Mr. Llew Smith (Blaenau Gwent): Does my hon. Friend accept that we have not inherited those policies but have chosen to carry them on, and that, because there is an element of choice, we can say no tonight?

Ms Hewitt: The manifesto on which my hon. Friend and I were both elected set out our priorities and said that we would stick to the departmental budget totals that we inherited, and that is precisely what the Government are doing.

Mr. Gordon Prentice (Pendle): Why is it not possible for the Government to tax child benefit--a universal, non-means-tested benefit that goes to both the poorest and the richest in the land--at the top rate, and use the money to avoid penalising the very poorest who are in single-parent families?

Ms Hewitt: My hon. Friend anticipates a point that I intended to make in a couple of minutes, so I shall make it now. The benefits system by itself cannot close the gap between children in the poorest families, whether lone-parent or two-parent, and those in the majority of families. The Government are creating a strategy that uses every possible weapon to transform children's life chances.

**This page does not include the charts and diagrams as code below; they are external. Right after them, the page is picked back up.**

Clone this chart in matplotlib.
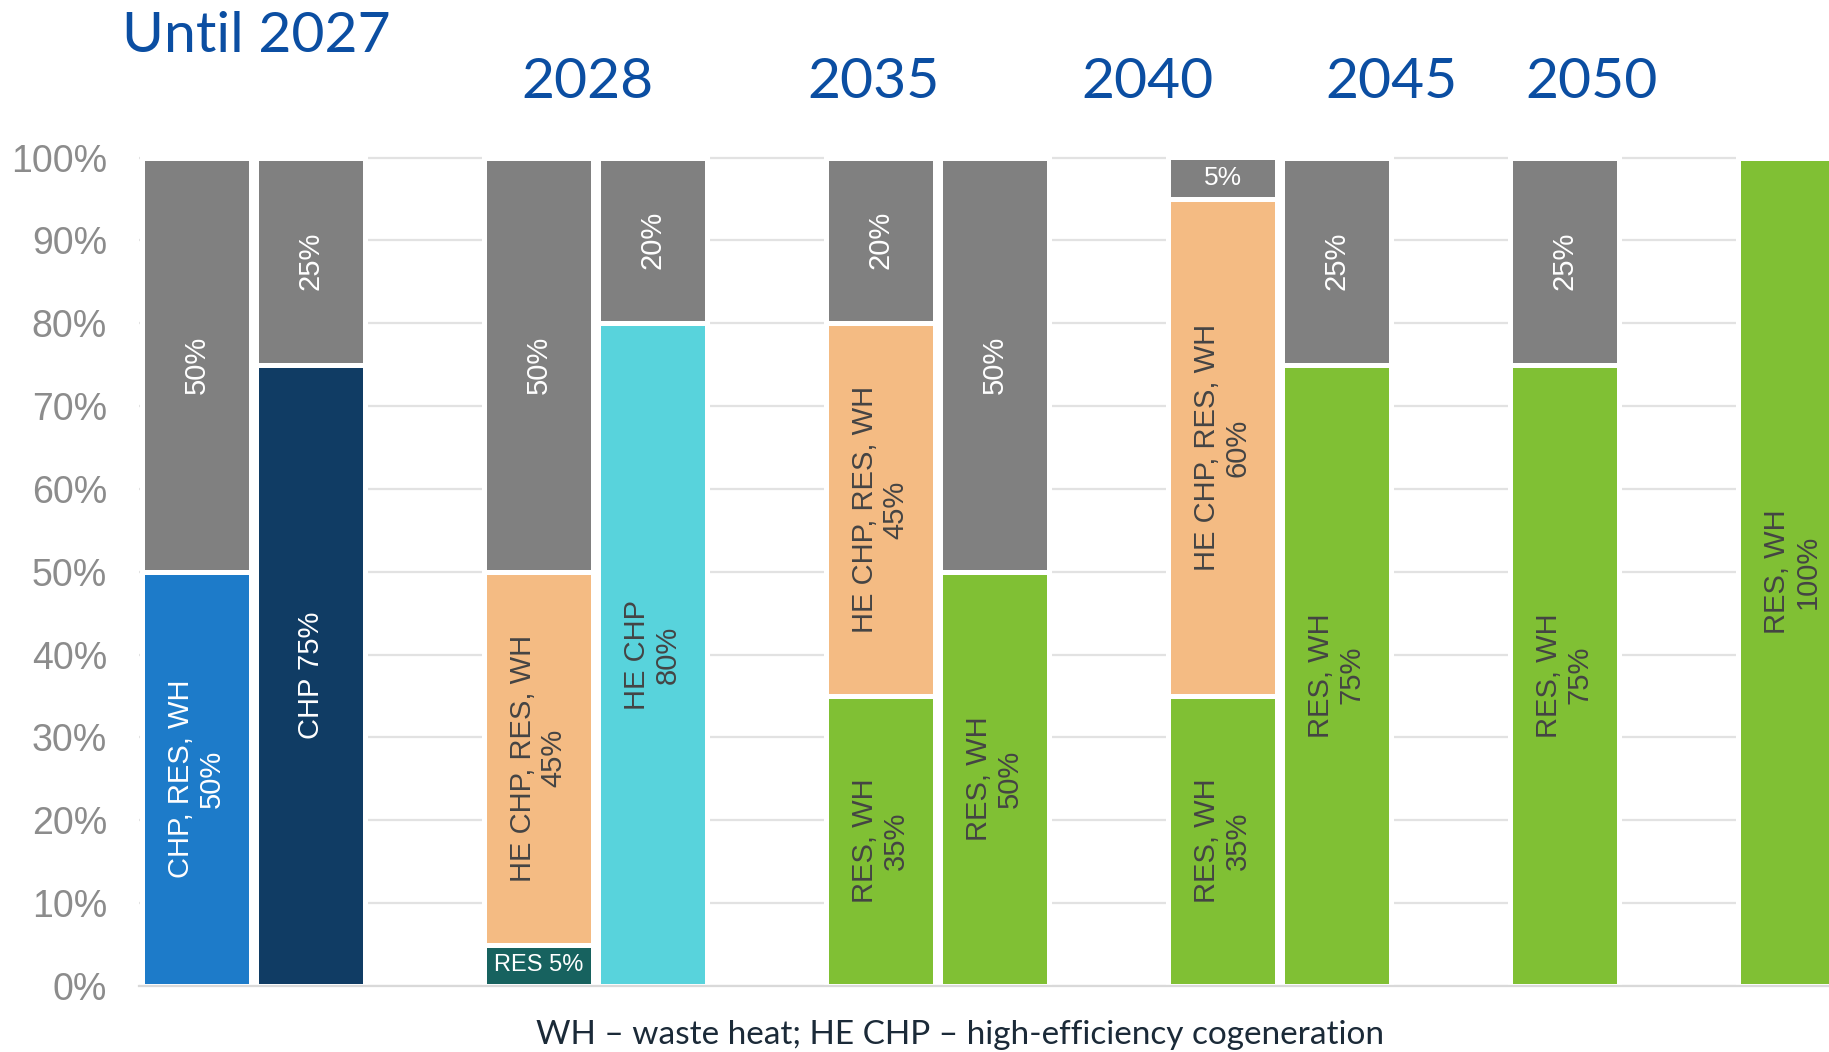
import matplotlib
matplotlib.use("Agg")
import matplotlib.pyplot as plt
import numpy as np

# ---- data (percent) ----
categories = ["Until 2027 A", "Until 2027 B", "", "2028 A", "2028 B", "",
              "2035 A", "2035 B", "", "2040 A", "2040 B", "",
              "2045", "", "2050"]
res          = [0, 0, 0, 5, 0, 0, 0, 0, 0, 0, 0, 0, 0, 0, 0]
res_wh       = [0, 0, 0, 0, 0, 0, 35, 50, 0, 35, 75, 0, 75, 0, 100]
chp_res_wh   = [50, 0, 0, 0, 0, 0, 0, 0, 0, 0, 0, 0, 0, 0, 0]
chp          = [0, 75, 0, 0, 0, 0, 0, 0, 0, 0, 0, 0, 0, 0, 0]
he_chp       = [0, 0, 0, 0, 80, 0, 0, 0, 0, 0, 0, 0, 0, 0, 0]
he_chp_res_wh = [0, 0, 0, 45, 0, 0, 45, 0, 0, 60, 0, 0, 0, 0, 0]
other        = [50, 25, 0, 50, 20, 0, 20, 50, 0, 5, 25, 0, 25, 0, 0]

series = [
    (res,           "RES {}%",              "#17625f", "white"),
    (res_wh,        "RES, WH\n{}%",         "#80c034", "#444444"),
    (chp_res_wh,    "CHP, RES, WH\n{}%",    "#1d7bc9", "white"),
    (chp,           "CHP {}%",              "#103c64", "white"),
    (he_chp,        "HE CHP\n{}%",          "#58d3dc", "#444444"),
    (he_chp_res_wh, "HE CHP, RES, WH\n{}%", "#f4bb83", "#444444"),
    (other,         "{}%",                  "#808080", "white"),
]

yticks = [0, 10, 20, 30, 40, 50, 60, 70, 80, 90, 100]
ytick_labels = [f"{v}%" for v in yticks]

titles = ["Until 2027", "2028", "2035", "2040", "2045", "2050"]
caption = "WH \u2013 waste heat; HE CHP \u2013 high-efficiency cogeneration"

# ---- figure ----
W, H = 1829, 1052
fig = plt.figure(figsize=(W / 100, H / 100), dpi=100)
ax_left = 139 / W
ax_bottom = (H - 986) / H
ax_h = (986 - 157.5) * 1.01 / H
ax = fig.add_axes([ax_left, ax_bottom, 1 - ax_left, ax_h])

x = np.arange(len(categories))
bottom = np.zeros(len(categories))
for vals, fmt, color, tcolor in series:
    v = np.array(vals, dtype=float)
    mask = v > 0
    ax.bar(x[mask], v[mask], bottom=bottom[mask], width=0.955, color=color,
           edgecolor="white", linewidth=3.6, zorder=2)
    for xi, vi, bi in zip(x[mask], v[mask], bottom[mask]):
        label = fmt.format(int(vi))
        if vi < 10:
            fs = 17 if "RES" in label else 19
            ax.text(xi, bi + vi / 2, label, ha="center", va="center",
                    color=tcolor, fontsize=fs, family="Liberation Sans",
                    zorder=3)
        else:
            ax.text(xi, bi + vi / 2, label, ha="center", va="center",
                    rotation=90, rotation_mode="anchor", multialignment="center",
                    color=tcolor, fontsize=21, family="Liberation Sans",
                    linespacing=1.1, zorder=3)
    bottom += v

ax.set_xlim(-0.505, 14.32)
ax.set_ylim(0, 101)
ax.set_yticks(yticks)
ax.set_yticklabels(ytick_labels, fontsize=27, color="#8c8c8c",
                   family="Liberation Sans")
ax.tick_params(axis="y", length=0, pad=23)
ax.set_xticks([])
ax.yaxis.grid(True, color="#e2e2e2", linewidth=1.6, zorder=0)
ax.set_axisbelow(True)
for s in ["top", "right", "left"]:
    ax.spines[s].set_visible(False)
ax.spines["bottom"].set_color("#d9d9d9")
ax.spines["bottom"].set_linewidth(1.6)
ax.spines["bottom"].set_zorder(4)

# ---- titles ----
title_color = "#0b4ea2"
title_pos = [(256, 52), (587, 98), (874, 98), (1148, 98), (1391, 98), (1592, 98)]
for t, (px, py) in zip(titles, title_pos):
    fig.text(px / W, 1 - py / H, t, ha="center", va="baseline",
             fontsize=41, color=title_color, family="Lato")

fig.text(960 / W, 1 - 1044 / H, caption, ha="center", va="baseline",
         fontsize=24, color="#1b2a38", family="Lato")

fig.savefig("out.png", dpi=100)
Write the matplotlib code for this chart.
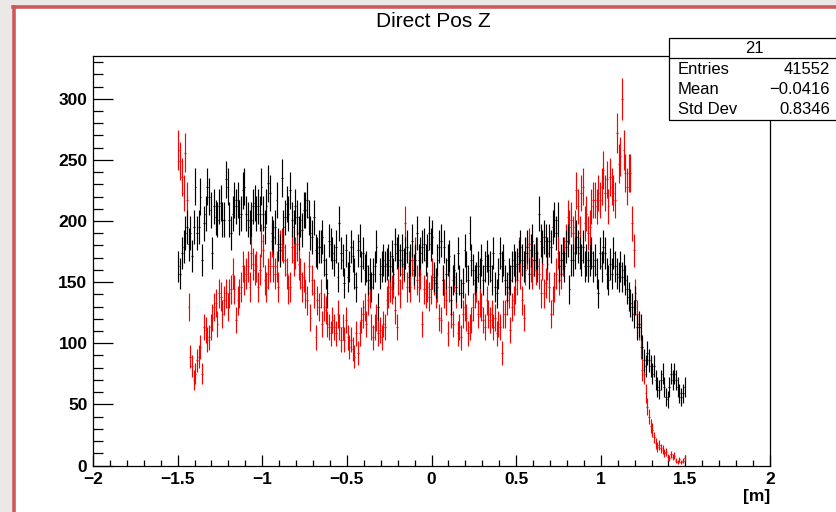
import numpy as np
import matplotlib
matplotlib.use("Agg")
import matplotlib.pyplot as plt
from matplotlib.patches import Rectangle
from matplotlib.lines import Line2D
from matplotlib.ticker import MultipleLocator

# ---------------- data ----------------
title = "Direct Pos Z"
x_label = "[m]"
x_lo, x_hi, n_bins = -1.5, 1.5, 300

red_counts = [
    # -1.50 .. -0.88
    258, 249, 236, 223, 256, 217, 130, 89, 81, 70, 75, 86, 89, 97, 75, 113, 111, 103, 105, 113,
    121, 130, 133, 116, 141, 138, 124, 135, 141, 130, 141, 144, 157, 144, 119, 135, 141, 146, 163, 152,
    157, 163, 146, 174, 165, 160, 163, 146, 160, 184, 176, 152, 146, 157, 163, 184, 163, 157, 163, 146,
    179, 181,
    # -0.88 .. -0.28
    179, 168, 157, 144, 146, 179, 168, 174, 181, 165, 157, 146, 154, 141, 135, 163, 121, 152, 141, 105,
    135, 130, 141, 116, 130, 127, 116, 113, 108, 119, 113, 108, 124, 113, 103, 113, 103, 119, 105, 97,
    103, 95, 89, 108, 92, 108, 119, 124, 130, 116, 135, 141, 113, 105, 113, 121, 108, 111, 105, 116,
    # -0.28 .. 0.34
    113, 135, 141, 146, 144, 149, 127, 113, 152, 141, 157, 163, 198, 146, 163, 146, 168, 157, 174, 152,
    146, 157, 116, 144, 141, 146, 138, 144, 157, 152, 141, 146, 121, 119, 152, 141, 135, 108, 146, 124,
    116, 154, 141, 108, 113, 105, 124, 130, 121, 108, 113, 119, 130, 141, 146, 124, 133, 130, 119, 113,
    135, 124,
    # 0.34 .. 0.96
    119, 124, 113, 121, 108, 116, 113, 92, 124, 124, 135, 141, 111, 130, 135, 144, 152, 174, 157, 135,
    121, 160, 174, 181, 163, 157, 168, 160, 174, 157, 141, 165, 141, 149, 165, 146, 124, 135, 146, 157,
    174, 152, 157, 168, 174, 184, 203, 195, 201, 190, 195, 225, 212, 190, 223, 228, 198, 206, 190, 195,
    212, 217,
    # 0.96 .. 1.50
    217, 212, 223, 217, 228, 242, 223, 234, 212, 236, 228, 223, 217, 272, 247, 253, 300, 258, 239, 228,
    239, 239, 198, 176, 141, 124, 113, 97, 78, 75, 59, 48, 40, 32, 29, 23, 18, 15, 17, 14,
    13, 10, 11, 7, 6, 9, 7, 8, 4, 3, 5, 3, 4, 6,
]

black_counts = [
    # -1.50 .. -0.88
    163, 157, 174, 179, 190, 195, 181, 190, 171, 195, 228, 190, 195, 220, 168, 198, 206, 228, 220, 209,
    174, 212, 203, 201, 212, 215, 201, 201, 234, 228, 201, 190, 206, 217, 212, 217, 203, 206, 225, 228,
    206, 201, 195, 201, 212, 215, 206, 212, 206, 228, 206, 195, 212, 231, 223, 190, 187, 195, 217, 181,
    176, 235,
    # -0.88 .. -0.28
    195, 203, 214, 206, 225, 201, 195, 212, 203, 190, 201, 193, 209, 209, 217, 203, 190, 187, 203, 176,
    174, 179, 179, 187, 168, 157, 141, 184, 181, 174, 168, 179, 154, 198, 174, 168, 149, 176, 154, 163,
    179, 171, 157, 146, 176, 184, 163, 174, 160, 163, 152, 157, 146, 157, 163, 179, 130, 157, 163, 168,
    # -0.28 .. 0.34
    163, 165, 168, 163, 171, 157, 181, 174, 176, 168, 176, 165, 174, 179, 154, 168, 184, 160, 168, 190,
    168, 174, 179, 181, 168, 176, 190, 181, 187, 154, 149, 168, 179, 184, 152, 179, 157, 168, 171, 135,
    152, 160, 146, 174, 152, 141, 149, 176, 163, 152, 190, 168, 160, 152, 154, 163, 157, 168, 152, 163,
    171, 160,
    # 0.34 .. 0.96
    163, 152, 174, 146, 141, 157, 174, 163, 168, 152, 146, 157, 152, 163, 168, 163, 165, 171, 179, 168,
    163, 174, 179, 157, 176, 184, 168, 174, 163, 206, 184, 179, 187, 184, 174, 184, 179, 195, 201, 190,
    201, 163, 168, 174, 163, 179, 184, 144, 168, 168, 174, 187, 179, 174, 168, 179, 163, 168, 163, 168,
    174, 163,
    # 0.96 .. 1.50
    168, 157, 141, 174, 163, 179, 174, 157, 152, 165, 157, 174, 163, 157, 154, 163, 154, 160, 152, 144,
    138, 133, 130, 124, 135, 113, 116, 113, 97, 86, 81, 92, 86, 81, 75, 81, 70, 64, 62, 70,
    75, 64, 56, 54, 64, 75, 70, 75, 70, 64, 59, 56, 59, 64,
]

x_major_ticks = [-2, -1.5, -1, -0.5, 0, 0.5, 1, 1.5, 2]
x_tick_labels = ["\u22122", "\u22121.5", "\u22121", "\u22120.5", "0", "0.5", "1", "1.5", "2"]
y_major_ticks = [0, 50, 100, 150, 200, 250, 300]

stats_name = "21"
stats_labels = ["Entries", "Mean", "Std Dev"]
stats_values = ["41552", "\u22120.0416", "0.8346"]

# ---------------- figure ----------------
W, H = 836, 512
fig = plt.figure(figsize=(W / 100, H / 100), dpi=100, facecolor="#ece8e8")

def fx(px):
    return px / W

def fy(py):
    return 1 - py / H

# white canvas with red frame
fig.add_artist(Rectangle((fx(15), 0), fx(W - 15), fy(8), transform=fig.transFigure,
                         facecolor="white", edgecolor="none", zorder=0))
red_frame = "#cc5a5a"
fig.add_artist(Line2D([fx(14), fx(14)], [0, fy(6.5)], color=red_frame, lw=2.6,
                      transform=fig.transFigure, zorder=1))
fig.add_artist(Line2D([fx(12.5), 1], [fy(6.5), fy(6.5)], color=red_frame, lw=2.6,
                      transform=fig.transFigure, zorder=1))

ax = fig.add_axes([fx(93), fy(465.5), fx(770 - 93), (465.5 - 56) / H])
ax.set_facecolor("white")

edges = np.linspace(x_lo, x_hi, n_bins + 1)
centers = 0.5 * (edges[:-1] + edges[1:])
half_w = 0.5 * (edges[1] - edges[0])

red = np.array(red_counts, dtype=float)
blk = np.array(black_counts, dtype=float)

ax.errorbar(centers, red, yerr=np.sqrt(red), xerr=half_w, fmt="none",
            ecolor="#ff0000", elinewidth=0.85, capsize=0, zorder=2)
ax.errorbar(centers, blk, yerr=np.sqrt(blk), xerr=half_w, fmt="none",
            ecolor="black", elinewidth=0.85, capsize=0, zorder=3)

ax.set_xlim(-2, 2)
ax.set_ylim(0, 335)

ax.set_xticks(x_major_ticks)
ax.set_xticklabels(x_tick_labels)
ax.set_yticks(y_major_ticks)
ax.xaxis.set_minor_locator(MultipleLocator(0.1))
ax.yaxis.set_minor_locator(MultipleLocator(10))

tick_font = dict(family="Liberation Sans", weight="bold", size=12.5)
for lab in ax.get_xticklabels() + ax.get_yticklabels():
    lab.set_fontfamily("Liberation Sans")
    lab.set_fontweight("bold")
    lab.set_fontsize(12.5)

ax.tick_params(axis="x", which="major", direction="in", length=8, width=0.9,
               top=False, pad=5, colors="black")
ax.tick_params(axis="x", which="minor", direction="in", length=4, width=0.9, top=False)
ax.tick_params(axis="y", which="major", direction="in", length=14.5, width=0.9,
               right=False, pad=4, colors="black")
ax.tick_params(axis="y", which="minor", direction="in", length=7.2, width=0.9, right=False)
for s in ax.spines.values():
    s.set_linewidth(0.9)
    s.set_color("black")

# axis title "[m]"
fig.text(fx(770), fy(497), x_label, ha="right", va="center", **tick_font)

# title
fig.text(fx(433.5), fy(21.5), title, ha="center", va="center",
         family="Liberation Sans", fontsize=15)

# statistics box
bx0, by0, bx1, by1 = 669, 38, 840, 120
fig.add_artist(Rectangle((fx(bx0), fy(by1)), fx(bx1 - bx0), (by1 - by0) / H,
                         transform=fig.transFigure, facecolor="white",
                         edgecolor="black", lw=0.9, zorder=5))
fig.add_artist(Line2D([fx(bx0), fx(bx1)], [fy(58), fy(58)], color="black", lw=0.9,
                      transform=fig.transFigure, zorder=6))
stat_font = dict(family="Liberation Sans", fontsize=12, zorder=7)
fig.text(fx(754), fy(48.5), stats_name, ha="center", va="center", **stat_font)
rows_y = [70, 90, 110]
for lab, val, yy in zip(stats_labels, stats_values, rows_y):
    fig.text(fx(678), fy(yy), lab, ha="left", va="center", **stat_font)
    fig.text(fx(830), fy(yy), val, ha="right", va="center", **stat_font)

fig.savefig("out.png", dpi=100, facecolor=fig.get_facecolor())
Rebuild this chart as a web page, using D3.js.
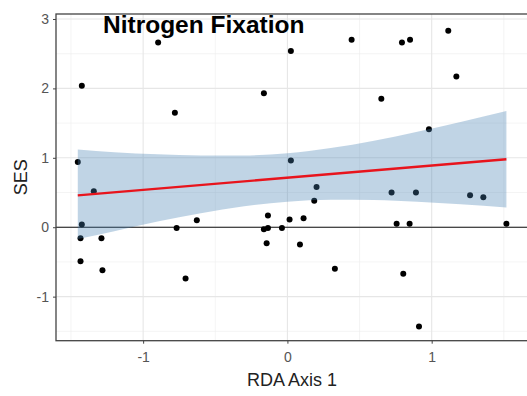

One of the policy options recommended by the Commission on Social Justice, of which I was deputy chair--I hope that it is under consideration in the benefits review now taking place--is precisely to tax child benefit for the best-off families, such as the one to which I belong, in which the mother pays top-rate tax on her earnings, so as to free resources to give to the majority of families on average and below-average incomes. I hope that the Government will consider that policy, but it cannot be introduced without a change in legislation.

Mr. Salmond: The hon. Lady has just proposed a change in Government policy. That may be welcome throughout the House, but if it is possible for her to contemplate a policy--taxing child benefit--that is not mentioned in the manifesto, why is it not possible to have a change in policy in order not to penalise the poorest people in the country?